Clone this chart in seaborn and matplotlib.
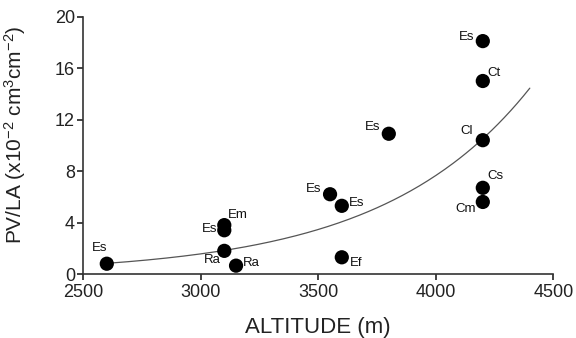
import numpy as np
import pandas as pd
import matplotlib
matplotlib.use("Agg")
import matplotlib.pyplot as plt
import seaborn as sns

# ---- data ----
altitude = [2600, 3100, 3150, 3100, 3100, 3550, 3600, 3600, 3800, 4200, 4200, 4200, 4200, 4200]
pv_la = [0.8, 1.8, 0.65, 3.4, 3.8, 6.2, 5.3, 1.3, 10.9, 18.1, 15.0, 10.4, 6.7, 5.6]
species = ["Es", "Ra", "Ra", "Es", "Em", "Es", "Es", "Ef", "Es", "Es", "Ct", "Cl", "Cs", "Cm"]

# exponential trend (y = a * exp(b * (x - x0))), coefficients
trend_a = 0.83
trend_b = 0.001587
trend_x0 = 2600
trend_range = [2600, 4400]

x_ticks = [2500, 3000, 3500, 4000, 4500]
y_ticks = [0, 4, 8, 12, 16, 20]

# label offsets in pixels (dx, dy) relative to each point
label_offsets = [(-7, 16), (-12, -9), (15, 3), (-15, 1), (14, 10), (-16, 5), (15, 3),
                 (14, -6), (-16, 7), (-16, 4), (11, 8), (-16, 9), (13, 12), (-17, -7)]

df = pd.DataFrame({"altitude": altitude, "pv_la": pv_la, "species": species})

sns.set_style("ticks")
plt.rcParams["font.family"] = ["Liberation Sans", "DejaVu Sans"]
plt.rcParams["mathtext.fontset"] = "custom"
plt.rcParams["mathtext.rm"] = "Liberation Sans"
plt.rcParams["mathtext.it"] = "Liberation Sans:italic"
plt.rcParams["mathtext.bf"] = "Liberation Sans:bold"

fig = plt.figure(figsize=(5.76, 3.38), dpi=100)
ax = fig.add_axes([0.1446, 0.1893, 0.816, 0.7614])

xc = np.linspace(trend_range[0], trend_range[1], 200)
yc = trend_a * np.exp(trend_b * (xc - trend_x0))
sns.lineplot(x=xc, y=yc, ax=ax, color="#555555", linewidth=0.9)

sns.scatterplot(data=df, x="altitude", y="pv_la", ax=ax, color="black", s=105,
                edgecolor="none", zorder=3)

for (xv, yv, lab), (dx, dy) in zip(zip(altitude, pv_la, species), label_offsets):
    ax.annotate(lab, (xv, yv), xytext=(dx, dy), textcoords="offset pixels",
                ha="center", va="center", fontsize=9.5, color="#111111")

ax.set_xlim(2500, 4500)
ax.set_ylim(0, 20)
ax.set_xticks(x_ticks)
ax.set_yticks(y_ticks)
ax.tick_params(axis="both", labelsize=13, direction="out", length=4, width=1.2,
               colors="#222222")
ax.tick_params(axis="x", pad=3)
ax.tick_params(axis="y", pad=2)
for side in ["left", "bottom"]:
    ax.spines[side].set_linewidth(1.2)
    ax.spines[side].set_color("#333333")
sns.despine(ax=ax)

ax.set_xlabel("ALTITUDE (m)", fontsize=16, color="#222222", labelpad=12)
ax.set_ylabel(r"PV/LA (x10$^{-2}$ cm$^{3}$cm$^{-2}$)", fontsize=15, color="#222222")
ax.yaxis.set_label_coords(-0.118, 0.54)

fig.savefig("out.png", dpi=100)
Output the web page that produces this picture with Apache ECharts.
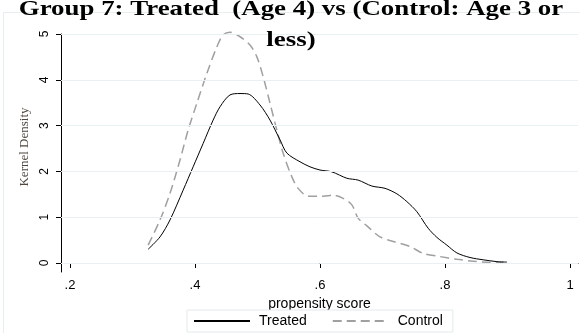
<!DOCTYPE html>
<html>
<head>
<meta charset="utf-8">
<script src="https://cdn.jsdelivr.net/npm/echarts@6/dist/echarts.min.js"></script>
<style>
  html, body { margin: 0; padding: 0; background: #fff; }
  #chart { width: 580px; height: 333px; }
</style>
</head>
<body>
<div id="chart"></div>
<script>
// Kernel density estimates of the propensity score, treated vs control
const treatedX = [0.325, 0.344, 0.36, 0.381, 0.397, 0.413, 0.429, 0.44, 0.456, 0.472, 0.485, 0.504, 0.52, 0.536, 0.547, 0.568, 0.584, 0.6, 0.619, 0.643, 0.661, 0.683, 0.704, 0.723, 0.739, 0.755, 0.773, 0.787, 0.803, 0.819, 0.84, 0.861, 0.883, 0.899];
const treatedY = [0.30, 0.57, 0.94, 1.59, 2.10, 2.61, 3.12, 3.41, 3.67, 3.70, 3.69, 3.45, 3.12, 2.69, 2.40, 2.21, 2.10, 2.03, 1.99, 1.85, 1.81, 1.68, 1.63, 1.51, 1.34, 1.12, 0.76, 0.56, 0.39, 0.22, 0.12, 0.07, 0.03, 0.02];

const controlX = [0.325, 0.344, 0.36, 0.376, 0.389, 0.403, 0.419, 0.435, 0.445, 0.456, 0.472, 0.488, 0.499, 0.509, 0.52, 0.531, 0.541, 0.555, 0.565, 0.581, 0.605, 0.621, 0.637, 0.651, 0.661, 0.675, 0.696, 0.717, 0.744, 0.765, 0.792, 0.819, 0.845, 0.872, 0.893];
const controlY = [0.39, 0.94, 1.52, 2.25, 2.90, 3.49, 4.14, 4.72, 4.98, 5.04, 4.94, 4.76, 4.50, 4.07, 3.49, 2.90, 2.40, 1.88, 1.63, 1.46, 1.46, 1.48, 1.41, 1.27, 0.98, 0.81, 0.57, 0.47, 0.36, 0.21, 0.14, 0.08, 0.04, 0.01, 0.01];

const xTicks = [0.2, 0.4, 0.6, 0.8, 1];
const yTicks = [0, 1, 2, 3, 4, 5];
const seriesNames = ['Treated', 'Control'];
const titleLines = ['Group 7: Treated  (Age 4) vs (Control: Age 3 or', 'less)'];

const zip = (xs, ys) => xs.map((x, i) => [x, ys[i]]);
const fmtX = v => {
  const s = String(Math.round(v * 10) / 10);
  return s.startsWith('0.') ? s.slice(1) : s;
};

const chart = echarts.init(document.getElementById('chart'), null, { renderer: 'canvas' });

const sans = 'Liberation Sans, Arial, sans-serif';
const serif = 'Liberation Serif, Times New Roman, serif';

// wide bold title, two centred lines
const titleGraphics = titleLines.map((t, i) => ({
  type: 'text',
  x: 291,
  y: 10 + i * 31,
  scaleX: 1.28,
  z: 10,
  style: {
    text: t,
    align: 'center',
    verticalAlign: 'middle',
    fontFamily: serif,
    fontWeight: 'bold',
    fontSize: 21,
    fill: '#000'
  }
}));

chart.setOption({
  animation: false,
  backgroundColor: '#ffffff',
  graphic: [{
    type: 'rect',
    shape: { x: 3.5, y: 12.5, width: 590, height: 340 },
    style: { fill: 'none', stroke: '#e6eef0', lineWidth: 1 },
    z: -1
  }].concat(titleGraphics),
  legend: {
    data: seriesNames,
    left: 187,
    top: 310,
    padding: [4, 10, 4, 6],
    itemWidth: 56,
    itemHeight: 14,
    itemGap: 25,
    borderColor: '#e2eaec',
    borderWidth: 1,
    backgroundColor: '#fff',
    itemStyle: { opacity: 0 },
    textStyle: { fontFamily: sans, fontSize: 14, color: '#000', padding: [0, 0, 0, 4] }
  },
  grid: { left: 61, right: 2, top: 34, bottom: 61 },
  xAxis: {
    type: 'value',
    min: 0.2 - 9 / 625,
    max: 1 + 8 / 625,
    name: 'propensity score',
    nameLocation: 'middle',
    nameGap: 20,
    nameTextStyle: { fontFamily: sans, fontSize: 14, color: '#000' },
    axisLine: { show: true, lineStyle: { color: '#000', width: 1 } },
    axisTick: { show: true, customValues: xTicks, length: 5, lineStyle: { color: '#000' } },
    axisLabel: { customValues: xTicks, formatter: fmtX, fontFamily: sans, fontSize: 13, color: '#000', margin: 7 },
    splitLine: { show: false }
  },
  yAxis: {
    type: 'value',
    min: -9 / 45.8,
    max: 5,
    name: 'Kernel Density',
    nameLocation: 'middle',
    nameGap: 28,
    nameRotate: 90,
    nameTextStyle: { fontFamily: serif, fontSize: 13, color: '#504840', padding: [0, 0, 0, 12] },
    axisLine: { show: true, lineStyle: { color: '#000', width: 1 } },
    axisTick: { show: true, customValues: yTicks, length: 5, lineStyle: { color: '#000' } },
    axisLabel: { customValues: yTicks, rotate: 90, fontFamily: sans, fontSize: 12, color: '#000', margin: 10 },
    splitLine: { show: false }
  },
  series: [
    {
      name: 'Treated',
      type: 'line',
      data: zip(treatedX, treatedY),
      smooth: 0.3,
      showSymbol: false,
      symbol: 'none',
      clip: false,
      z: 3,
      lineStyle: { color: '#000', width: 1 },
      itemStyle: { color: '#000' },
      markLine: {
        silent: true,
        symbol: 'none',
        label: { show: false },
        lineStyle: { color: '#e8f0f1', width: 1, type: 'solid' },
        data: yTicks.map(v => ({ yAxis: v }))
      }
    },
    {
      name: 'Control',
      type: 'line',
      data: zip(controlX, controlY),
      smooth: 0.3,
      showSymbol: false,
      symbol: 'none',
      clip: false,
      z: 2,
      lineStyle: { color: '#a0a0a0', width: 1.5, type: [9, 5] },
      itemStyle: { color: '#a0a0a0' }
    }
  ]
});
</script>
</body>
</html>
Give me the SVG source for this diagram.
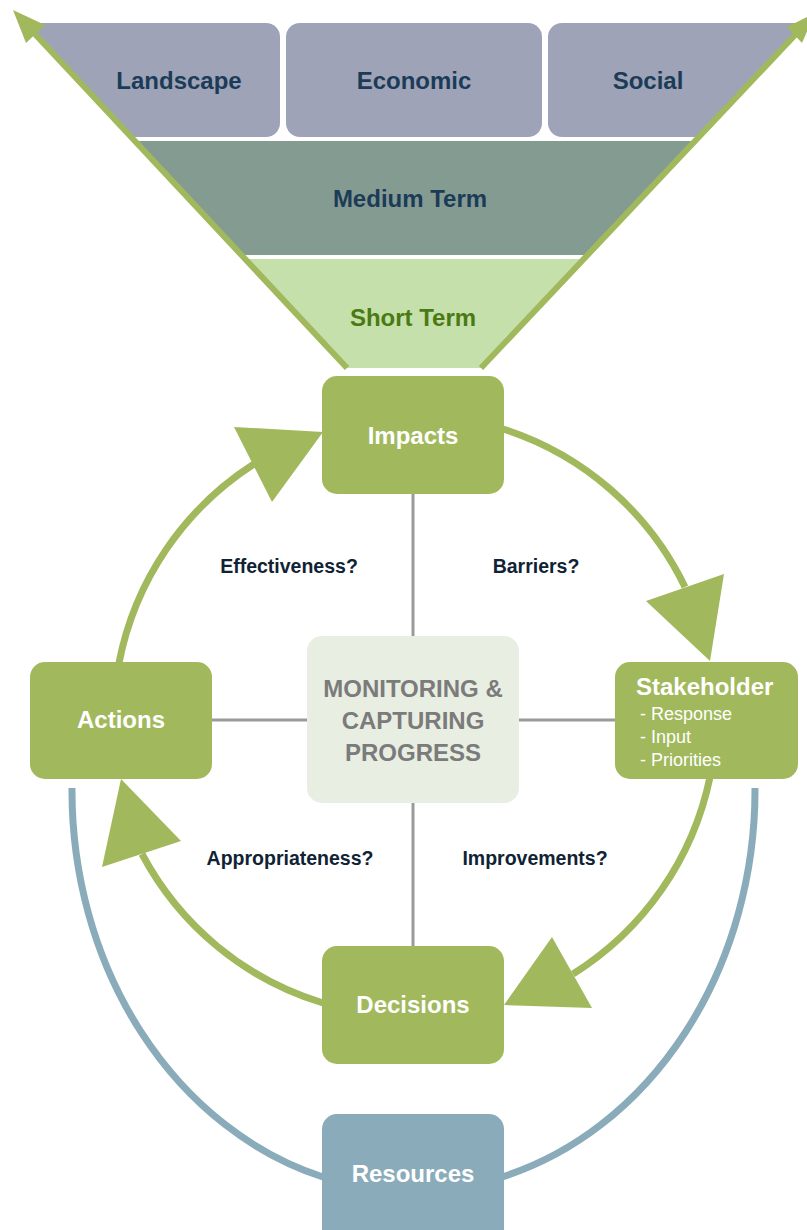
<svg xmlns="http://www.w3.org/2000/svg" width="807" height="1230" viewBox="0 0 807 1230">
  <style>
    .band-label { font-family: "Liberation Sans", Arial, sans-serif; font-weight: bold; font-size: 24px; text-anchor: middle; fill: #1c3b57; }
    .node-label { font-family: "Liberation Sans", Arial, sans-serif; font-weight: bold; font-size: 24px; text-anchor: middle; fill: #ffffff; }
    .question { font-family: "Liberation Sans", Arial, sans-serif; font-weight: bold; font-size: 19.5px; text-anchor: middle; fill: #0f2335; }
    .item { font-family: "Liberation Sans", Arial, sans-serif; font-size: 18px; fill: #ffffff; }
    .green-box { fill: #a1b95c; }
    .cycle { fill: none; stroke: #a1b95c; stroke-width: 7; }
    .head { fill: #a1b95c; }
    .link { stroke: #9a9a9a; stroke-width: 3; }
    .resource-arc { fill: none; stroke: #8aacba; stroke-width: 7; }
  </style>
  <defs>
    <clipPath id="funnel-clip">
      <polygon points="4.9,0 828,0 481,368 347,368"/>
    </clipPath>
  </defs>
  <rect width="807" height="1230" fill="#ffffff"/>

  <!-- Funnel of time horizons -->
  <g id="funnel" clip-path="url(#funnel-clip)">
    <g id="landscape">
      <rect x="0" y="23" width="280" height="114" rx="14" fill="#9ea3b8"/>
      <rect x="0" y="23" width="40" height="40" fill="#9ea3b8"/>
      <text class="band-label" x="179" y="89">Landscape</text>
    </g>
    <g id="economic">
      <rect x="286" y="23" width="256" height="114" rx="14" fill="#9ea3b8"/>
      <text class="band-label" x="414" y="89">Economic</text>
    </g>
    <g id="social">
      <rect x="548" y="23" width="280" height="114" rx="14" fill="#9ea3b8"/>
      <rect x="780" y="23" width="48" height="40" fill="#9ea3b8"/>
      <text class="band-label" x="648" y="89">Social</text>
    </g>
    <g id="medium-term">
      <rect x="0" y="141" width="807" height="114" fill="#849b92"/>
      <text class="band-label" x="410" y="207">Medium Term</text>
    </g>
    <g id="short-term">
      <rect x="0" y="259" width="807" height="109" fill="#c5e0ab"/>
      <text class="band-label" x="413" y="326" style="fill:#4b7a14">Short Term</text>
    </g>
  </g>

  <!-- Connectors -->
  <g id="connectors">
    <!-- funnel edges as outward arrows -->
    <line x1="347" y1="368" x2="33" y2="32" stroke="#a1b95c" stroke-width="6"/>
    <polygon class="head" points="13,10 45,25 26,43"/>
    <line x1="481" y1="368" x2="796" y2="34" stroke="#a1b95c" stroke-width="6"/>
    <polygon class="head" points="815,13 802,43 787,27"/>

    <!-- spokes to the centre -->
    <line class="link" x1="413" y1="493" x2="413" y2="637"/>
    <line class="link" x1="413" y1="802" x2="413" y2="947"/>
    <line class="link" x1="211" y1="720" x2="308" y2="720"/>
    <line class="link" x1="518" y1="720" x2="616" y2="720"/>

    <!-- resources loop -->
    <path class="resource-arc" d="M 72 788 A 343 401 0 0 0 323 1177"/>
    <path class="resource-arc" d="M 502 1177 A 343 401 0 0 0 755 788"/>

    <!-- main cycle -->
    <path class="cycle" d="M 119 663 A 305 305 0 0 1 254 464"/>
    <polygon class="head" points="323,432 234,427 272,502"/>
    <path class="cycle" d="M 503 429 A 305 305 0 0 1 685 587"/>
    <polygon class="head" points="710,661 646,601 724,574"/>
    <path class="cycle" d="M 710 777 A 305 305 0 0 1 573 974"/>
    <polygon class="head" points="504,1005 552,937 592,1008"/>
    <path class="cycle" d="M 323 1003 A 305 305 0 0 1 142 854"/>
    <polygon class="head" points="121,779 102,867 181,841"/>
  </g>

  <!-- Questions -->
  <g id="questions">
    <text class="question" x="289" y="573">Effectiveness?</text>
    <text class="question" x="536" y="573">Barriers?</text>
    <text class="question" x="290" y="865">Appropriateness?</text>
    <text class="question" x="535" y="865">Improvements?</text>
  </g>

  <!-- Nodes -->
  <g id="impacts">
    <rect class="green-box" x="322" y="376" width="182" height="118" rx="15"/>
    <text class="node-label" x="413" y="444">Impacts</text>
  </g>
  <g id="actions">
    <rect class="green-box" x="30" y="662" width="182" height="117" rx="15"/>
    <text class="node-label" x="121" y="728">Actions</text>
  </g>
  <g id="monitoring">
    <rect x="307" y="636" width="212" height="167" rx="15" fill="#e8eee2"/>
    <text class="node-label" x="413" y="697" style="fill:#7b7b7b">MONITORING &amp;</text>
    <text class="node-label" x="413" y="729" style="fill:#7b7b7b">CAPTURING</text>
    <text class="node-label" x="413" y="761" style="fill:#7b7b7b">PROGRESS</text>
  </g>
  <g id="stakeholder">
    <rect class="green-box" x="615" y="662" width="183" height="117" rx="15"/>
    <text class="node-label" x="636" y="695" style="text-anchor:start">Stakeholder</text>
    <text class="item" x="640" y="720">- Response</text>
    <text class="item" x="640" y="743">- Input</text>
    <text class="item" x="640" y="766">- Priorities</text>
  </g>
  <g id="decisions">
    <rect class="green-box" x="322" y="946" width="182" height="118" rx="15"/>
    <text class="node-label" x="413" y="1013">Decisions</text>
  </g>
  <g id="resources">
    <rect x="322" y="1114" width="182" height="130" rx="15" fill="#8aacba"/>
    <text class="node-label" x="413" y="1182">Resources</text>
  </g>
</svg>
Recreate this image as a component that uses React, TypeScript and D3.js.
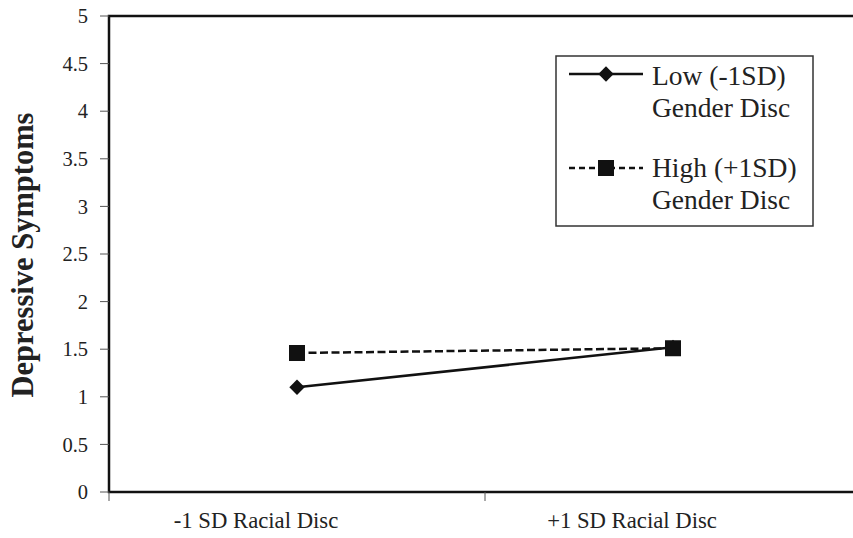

_Written exercise_: Give again, word for word, every line from the top of the data through the line with "import seaborn as sns", both ends included, and exclude the pictures.

_Task result_:
Clone this chart in seaborn and matplotlib.
import numpy as np
import pandas as pd
import matplotlib
matplotlib.use("Agg")
import matplotlib.pyplot as plt
import seaborn as sns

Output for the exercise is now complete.